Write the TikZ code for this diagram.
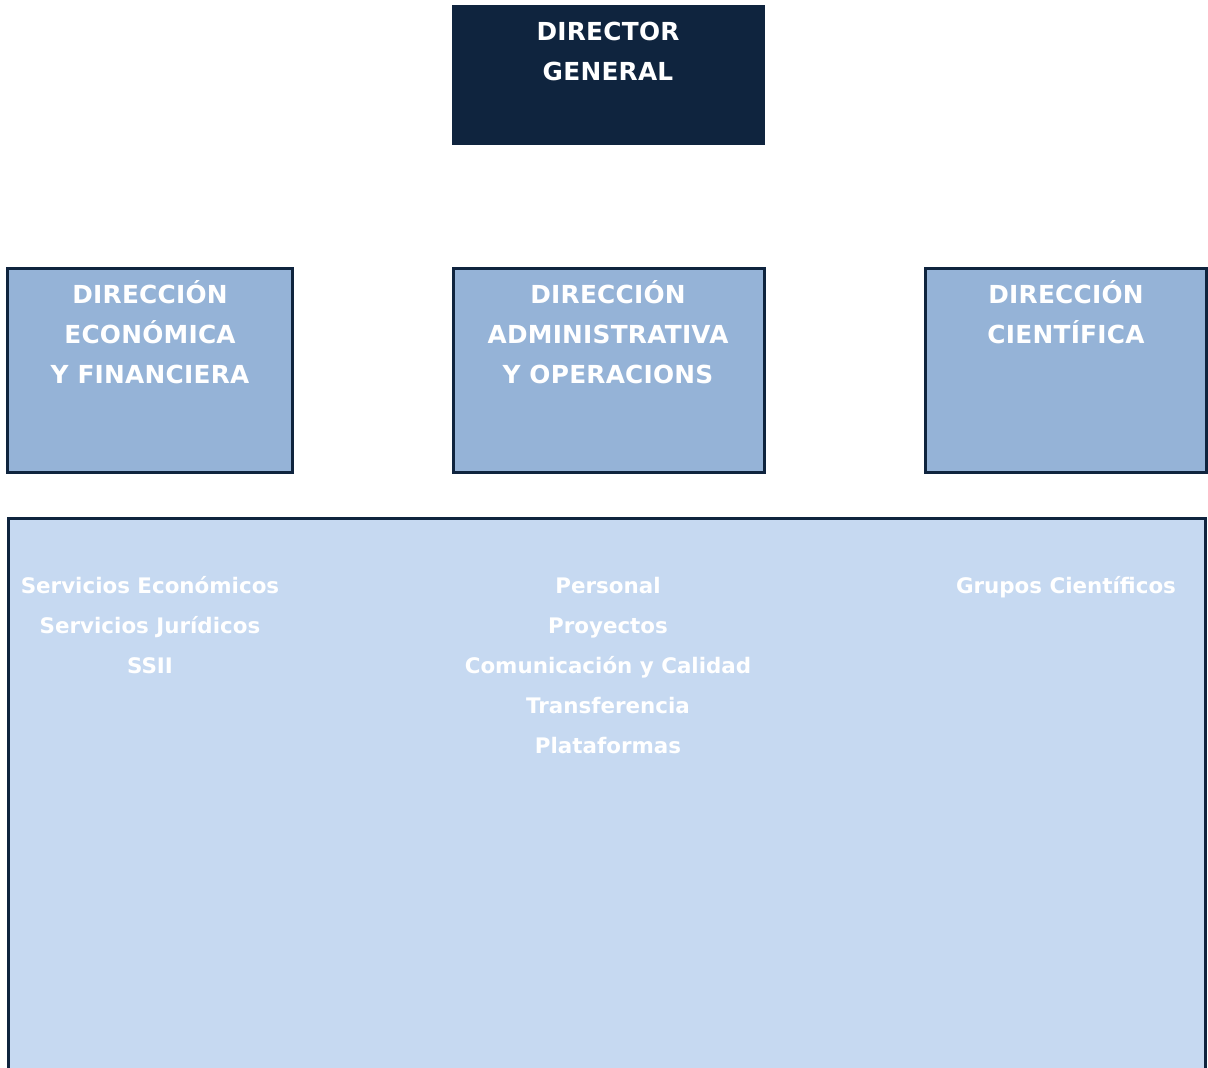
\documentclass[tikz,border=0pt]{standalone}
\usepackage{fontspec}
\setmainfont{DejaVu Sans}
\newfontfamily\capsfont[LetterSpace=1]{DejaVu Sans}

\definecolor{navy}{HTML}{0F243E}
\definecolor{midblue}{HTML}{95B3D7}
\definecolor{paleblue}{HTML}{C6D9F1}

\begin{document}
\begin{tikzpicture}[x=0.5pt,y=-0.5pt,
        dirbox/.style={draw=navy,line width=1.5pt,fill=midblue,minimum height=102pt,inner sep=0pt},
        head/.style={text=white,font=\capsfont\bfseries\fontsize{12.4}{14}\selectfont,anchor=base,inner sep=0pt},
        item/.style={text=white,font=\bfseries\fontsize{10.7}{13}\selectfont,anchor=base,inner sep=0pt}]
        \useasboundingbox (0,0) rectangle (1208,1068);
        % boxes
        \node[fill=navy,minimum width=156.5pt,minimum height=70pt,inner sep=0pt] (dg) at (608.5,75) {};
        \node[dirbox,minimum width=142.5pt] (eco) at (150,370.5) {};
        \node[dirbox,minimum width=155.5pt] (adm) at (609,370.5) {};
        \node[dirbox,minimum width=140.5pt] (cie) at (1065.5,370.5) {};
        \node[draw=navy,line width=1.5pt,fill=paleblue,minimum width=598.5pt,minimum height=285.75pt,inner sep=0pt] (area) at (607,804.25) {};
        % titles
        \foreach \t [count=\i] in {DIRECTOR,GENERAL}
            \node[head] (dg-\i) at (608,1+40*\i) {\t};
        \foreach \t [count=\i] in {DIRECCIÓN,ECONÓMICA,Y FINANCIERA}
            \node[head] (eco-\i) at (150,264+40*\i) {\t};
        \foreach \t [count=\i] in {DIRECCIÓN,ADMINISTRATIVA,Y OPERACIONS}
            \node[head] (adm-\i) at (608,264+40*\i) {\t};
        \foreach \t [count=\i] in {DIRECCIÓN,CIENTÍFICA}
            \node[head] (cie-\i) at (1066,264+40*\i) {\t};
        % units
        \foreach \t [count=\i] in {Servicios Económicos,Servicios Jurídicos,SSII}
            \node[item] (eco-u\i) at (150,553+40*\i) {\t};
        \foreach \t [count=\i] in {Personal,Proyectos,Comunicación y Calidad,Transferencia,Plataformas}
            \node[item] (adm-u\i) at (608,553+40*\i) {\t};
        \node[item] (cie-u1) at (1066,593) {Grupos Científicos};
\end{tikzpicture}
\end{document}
──────────────────────────────
## TASK DETAILS
Every line should be retyped exactly, with the pictures omitted.

## WRITTEN SOLUTION
Write the TikZ code for this diagram.
\documentclass[tikz,border=0pt]{standalone}
\usepackage{fontspec}
\setmainfont{DejaVu Sans}
\newfontfamily\capsfont[LetterSpace=1]{DejaVu Sans}

\definecolor{navy}{HTML}{0F243E}
\definecolor{midblue}{HTML}{95B3D7}
\definecolor{paleblue}{HTML}{C6D9F1}

\begin{document}
\begin{tikzpicture}[x=0.5pt,y=-0.5pt,
        dirbox/.style={draw=navy,line width=1.5pt,fill=midblue,minimum height=102pt,inner sep=0pt},
        head/.style={text=white,font=\capsfont\bfseries\fontsize{12.4}{14}\selectfont,anchor=base,inner sep=0pt},
        item/.style={text=white,font=\bfseries\fontsize{10.7}{13}\selectfont,anchor=base,inner sep=0pt}]
        \useasboundingbox (0,0) rectangle (1208,1068);
        % boxes
        \node[fill=navy,minimum width=156.5pt,minimum height=70pt,inner sep=0pt] (dg) at (608.5,75) {};
        \node[dirbox,minimum width=142.5pt] (eco) at (150,370.5) {};
        \node[dirbox,minimum width=155.5pt] (adm) at (609,370.5) {};
        \node[dirbox,minimum width=140.5pt] (cie) at (1065.5,370.5) {};
        \node[draw=navy,line width=1.5pt,fill=paleblue,minimum width=598.5pt,minimum height=285.75pt,inner sep=0pt] (area) at (607,804.25) {};
        % titles
        \foreach \t [count=\i] in {DIRECTOR,GENERAL}
            \node[head] (dg-\i) at (608,1+40*\i) {\t};
        \foreach \t [count=\i] in {DIRECCIÓN,ECONÓMICA,Y FINANCIERA}
            \node[head] (eco-\i) at (150,264+40*\i) {\t};
        \foreach \t [count=\i] in {DIRECCIÓN,ADMINISTRATIVA,Y OPERACIONS}
            \node[head] (adm-\i) at (608,264+40*\i) {\t};
        \foreach \t [count=\i] in {DIRECCIÓN,CIENTÍFICA}
            \node[head] (cie-\i) at (1066,264+40*\i) {\t};
        % units
        \foreach \t [count=\i] in {Servicios Económicos,Servicios Jurídicos,SSII}
            \node[item] (eco-u\i) at (150,553+40*\i) {\t};
        \foreach \t [count=\i] in {Personal,Proyectos,Comunicación y Calidad,Transferencia,Plataformas}
            \node[item] (adm-u\i) at (608,553+40*\i) {\t};
        \node[item] (cie-u1) at (1066,593) {Grupos Científicos};
\end{tikzpicture}
\end{document}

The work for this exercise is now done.